Categories: NewsTexas

Rural hospitals express concerns over Biden mandate

By Bethany Blankley | The Center Square

Following President Joe Biden’s mandate that all private businesses with more than 100 employees require their workers to receive both COVID-19 doses or undergo weekly testing, two Texas panhandle hospitals have expressed concerns, including one fearing it may have to close its doors.

Brownfield Regional Medical Center CEO Jerry Jasper told KCBD News, “20% of my, probably 20 to 25%, of my staff will have to go away if that’s the case.” Losing 20% of his staff would likely cause the hospital, located in a rural area just southwest of Lubbock, to close, he said.

Rural hospital administrators have raised concerns statewide over inconsistent regulatory mandates and conflicting orders between federal and state governments. Prior to Biden’s order, Texas Gov. Greg Abbott had issued an executive order prohibiting state and local entities from requiring COVID-19 vaccines as a condition of employment, vaccine passports, or the wearing of face coverings.

“No governmental entity can compel any individual to receive a COVID-19 vaccine administered under an emergency use authorization … No governmental entity, including a county, city, school district, and public health authority, and no government official may require any person to wear a face covering or mandate that another person wear a face covering,” Abbott’s order states.

Those who do are “subject to a fine up to $1,000.”

“How’s Governor Abbott going to take this? He hasn’t complied with anything federal laws have done so far. So, we’re going have to, here in Texas at least, we’re going to have to wait and see how that plays out,” Jasper told KCBD News.

Larry Gray, CEO of the Seminole Hospital District, south of Brownfield, pushed back on the federal mandate, saying it was “just a terrible message because if the vaccinations are working, why do you have to mandate people to get the vaccines?
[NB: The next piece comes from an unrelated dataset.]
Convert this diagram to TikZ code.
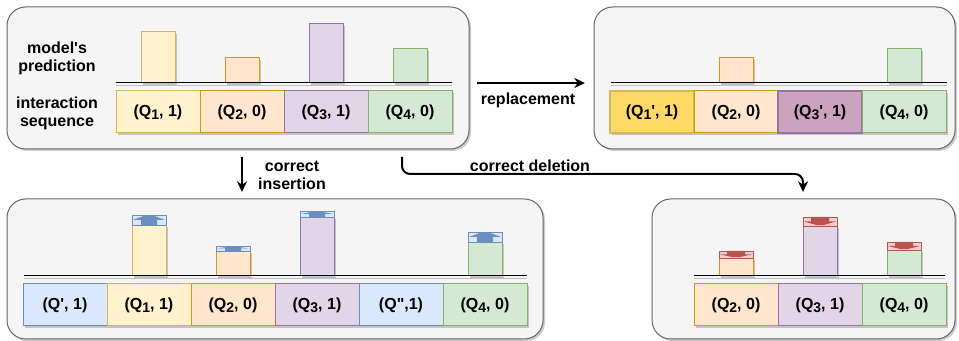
\documentclass[tikz,border=0pt]{standalone}
\usepackage{fontspec}
\setmainfont{Liberation Sans}
\usetikzlibrary{arrows.meta}
\definecolor{panelF}{HTML}{F5F5F5}
\definecolor{panelD}{HTML}{666666}
\definecolor{yelF}{HTML}{FFF2CC}
\definecolor{yelD}{HTML}{D6B656}
\definecolor{orgF}{HTML}{FFE6CC}
\definecolor{orgD}{HTML}{D79B00}
\definecolor{purF}{HTML}{E1D5E7}
\definecolor{purD}{HTML}{9673A6}
\definecolor{grnF}{HTML}{D5E8D4}
\definecolor{grnD}{HTML}{82B366}
\definecolor{bluF}{HTML}{DAE8FC}
\definecolor{bluD}{HTML}{6C8EBF}
\definecolor{redF}{HTML}{F8CECC}
\definecolor{redD}{HTML}{B85450}
\definecolor{gldF}{HTML}{FFD966}
\definecolor{pnkF}{HTML}{CDA2BE}
\def\cw{84}
\def\bw{17}
\newcommand\qsub[1]{\raisebox{-0.35ex}{\fontsize{10.5}{10.5}\selectfont#1}}
\tikzset{castshadow/.style={preaction={fill=black, opacity=0.2, transform canvas={shift={(1.5pt,-1.5pt)}}}}}
\tikzset{panel/.style={draw=panelD, fill=panelF, line width=0.75pt, rounded corners=14pt, castshadow}}
\tikzset{cell/.style={draw=#1D, fill=#1F, line width=0.75pt, minimum width=63pt, minimum height=31.5pt, inner sep=0pt, castshadow}}
\tikzset{bar/.style={draw=#1D, fill=#1F, line width=0.75pt, castshadow}}
\tikzset{base/.style={line width=0.75pt, black, preaction={draw=black!25, transform canvas={shift={(0pt,-1.5pt)}}}}}
\tikzset{flow/.style={line width=1.5pt, -{Stealth[length=8pt, width=7.5pt, inset=2.5pt]}}}
\tikzset{every node/.style={font=\bfseries\fontsize{12}{13.5}\selectfont, align=center}}
% cap on top of a bar: x centre, bottom, height
\newcommand\upcap[3]{%
  \draw[fill=bluF, draw=bluD, line width=0.6pt] ({#1-\bw},#2) rectangle ({#1+\bw},{#2-#3});
  \fill[bluD] ({#1-8},#2) -- ({#1-8},{#2-0.5*#3}) -- ({#1-16},{#2-0.5*#3}) -- ({#1-5},{#2-#3+0.8})
    -- ({#1+5},{#2-#3+0.8}) -- ({#1+16},{#2-0.5*#3}) -- ({#1+8},{#2-0.5*#3}) -- ({#1+8},#2) -- cycle;}
\newcommand\downcap[3]{%
  \draw[fill=redF, draw=redD, line width=0.6pt] ({#1-\bw},#2) rectangle ({#1+\bw},{#2-#3});
  \fill[redD] ({#1-9},{#2-#3}) -- ({#1-9},{#2-0.5*#3}) -- ({#1-16},{#2-0.5*#3}) -- ({#1-3},{#2-0.8})
    -- ({#1+3},{#2-0.8}) -- ({#1+16},{#2-0.5*#3}) -- ({#1+9},{#2-0.5*#3}) -- ({#1+9},{#2-#3}) -- cycle;}

\begin{document}
\begin{tikzpicture}[x=0.75pt, y=-0.75pt]
\useasboundingbox (0,0) rectangle (959,341);
% panels
\draw[panel] (7,7) rectangle (469,149);
\draw[panel] (594,7) rectangle (955,149);
\draw[panel] (7,199) rectangle (543,339);
\draw[panel] (652,199) rectangle (955,339);

% original sequence
\node (pred) at (57,58) {model\textquotesingle s\\prediction};
\node (seq) at (57,113) {interaction\\sequence};
\draw[bar=yel] ({158-\bw},83) rectangle ++(34,-51);
\draw[bar=org] ({242-\bw},83) rectangle ++(34,-25);
\draw[bar=pur] ({326-\bw},83) rectangle ++(34,-59);
\draw[bar=grn] ({410-\bw},83) rectangle ++(34,-34);
\draw[base] (116,83) -- (452,83);
\foreach \txt/\col [count=\i] in {{(Q\qsub{1}, 1)}/yel, {(Q\qsub{2}, 0)}/org, {(Q\qsub{3}, 1)}/pur, {(Q\qsub{4}, 0)}/grn}
  \node[cell=\col] (a\i) at ({74+\cw*\i},112) {\txt};

% replacement
\draw[bar=org] ({736-\bw},83) rectangle ++(34,-25);
\draw[bar=grn] ({904-\bw},83) rectangle ++(34,-34);
\draw[base] (611,83) -- (947,83);
\node[cell=yel, fill=gldF, line width=1.5pt] (b1) at (652,112) {(Q\qsub{1}\textquotesingle, 1)};
\node[cell=org] (b2) at (736,112) {(Q\qsub{2}, 0)};
\node[cell=pur, fill=pnkF, line width=1.5pt] (b3) at (820,112) {(Q\qsub{3}\textquotesingle, 1)};
\node[cell=grn] (b4) at (904,112) {(Q\qsub{4}, 0)};

% correct insertion
\draw[bar=yel] ({149-\bw},276) rectangle ++(34,-51);
\draw[bar=org] ({233-\bw},276) rectangle ++(34,-25);
\draw[bar=pur] ({317-\bw},276) rectangle ++(34,-59);
\draw[bar=grn] ({485-\bw},276) rectangle ++(34,-34);
\upcap{149}{225}{10}
\upcap{233}{251}{5}
\upcap{317}{217}{6}
\upcap{485}{242}{10}
\draw[base] (24,276) -- (527,276);
\foreach \txt/\col [count=\i] in {{(Q\textquotesingle, 1)}/blu, {(Q\qsub{1}, 1)}/yel, {(Q\qsub{2}, 0)}/org, {(Q\qsub{3}, 1)}/pur, {(Q\textquotedbl,1)}/blu, {(Q\qsub{4}, 0)}/grn}
  \node[cell=\col] (c\i) at ({-19+\cw*\i},305) {\txt};

% correct deletion
\draw[bar=org] ({736-\bw},276) rectangle ++(34,-18);
\draw[bar=pur] ({820-\bw},276) rectangle ++(34,-50);
\draw[bar=grn] ({904-\bw},276) rectangle ++(34,-26);
\downcap{736}{258}{7}
\downcap{820}{226}{9}
\downcap{904}{250}{8}
\draw[base] (694,276) -- (945,276);
\foreach \txt/\col [count=\i] in {{(Q\qsub{2}, 0)}/org, {(Q\qsub{3}, 1)}/pur, {(Q\qsub{4}, 0)}/grn}
  \node[cell=\col] (d\i) at ({652+\cw*\i},305) {\txt};

% connectors
\coordinate (rep-s) at (477,83);
\coordinate (rep-e) at (585,83);
\coordinate (ins-s) at (242,157);
\coordinate (ins-e) at (242,192);
\coordinate (del-s) at (402,157);
\coordinate (del-e) at (803,192);
\draw[flow] (rep-s) -- (rep-e);
\node (replbl) at (528,100) {replacement};
\draw[flow] (ins-s) -- (ins-e);
\node (inslbl) at (292,175) {correct\\insertion};
\draw[flow, rounded corners=6pt] (del-s) |- (530,174) -| (del-e);
\node (dellbl) at (530,166) {correct deletion};
\end{tikzpicture}
\end{document}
What happens to individual choice and medical decisions between the patient and their doctor, which is all of the things that we’re trying to support.”

Abbott and Texas Attorney General Ken Paxton have vowed to fight the federal vaccine mandate.

In addition to prohibiting state and local government entities from requiring COVID vaccination as a condition of employment, Abbott added vaccination requirements to the agenda for the state’s third special legislative session, which begins Monday.

Paxton said he is committed to the health and safety of all Texans and to safeguarding Texans’ right to individual liberty.

“An individual’s freedom to make personal decisions cannot be infringed,” he said, adding that Texas law allows Texans to have the right to choose whether they will get vaccinated.

He added that he would “continue to oppose the Biden Administration as Democrats demonstrate their willingness to sacrifice freedom for government control.”

Texas, the second-largest state by land area, already has a lack of access to medical care in many of its rural, less populated areas. According to the Texas Rural Health Association, there are 64 counties in Texas without a hospital and 25 counties without a primary care physician.

And 75% of Texas counties are federally designated Health Professional Shortage Areas (HPSA) and/or Medically Underserved Areas.

If hospitals were to close in some areas, that could mean the majority of people in the area could lose their jobs.

The association notes that rural hospitals are often “one of the largest employers in a rural economy, typically one of the top two employers,” in a report on the economic impact of rural healthcare.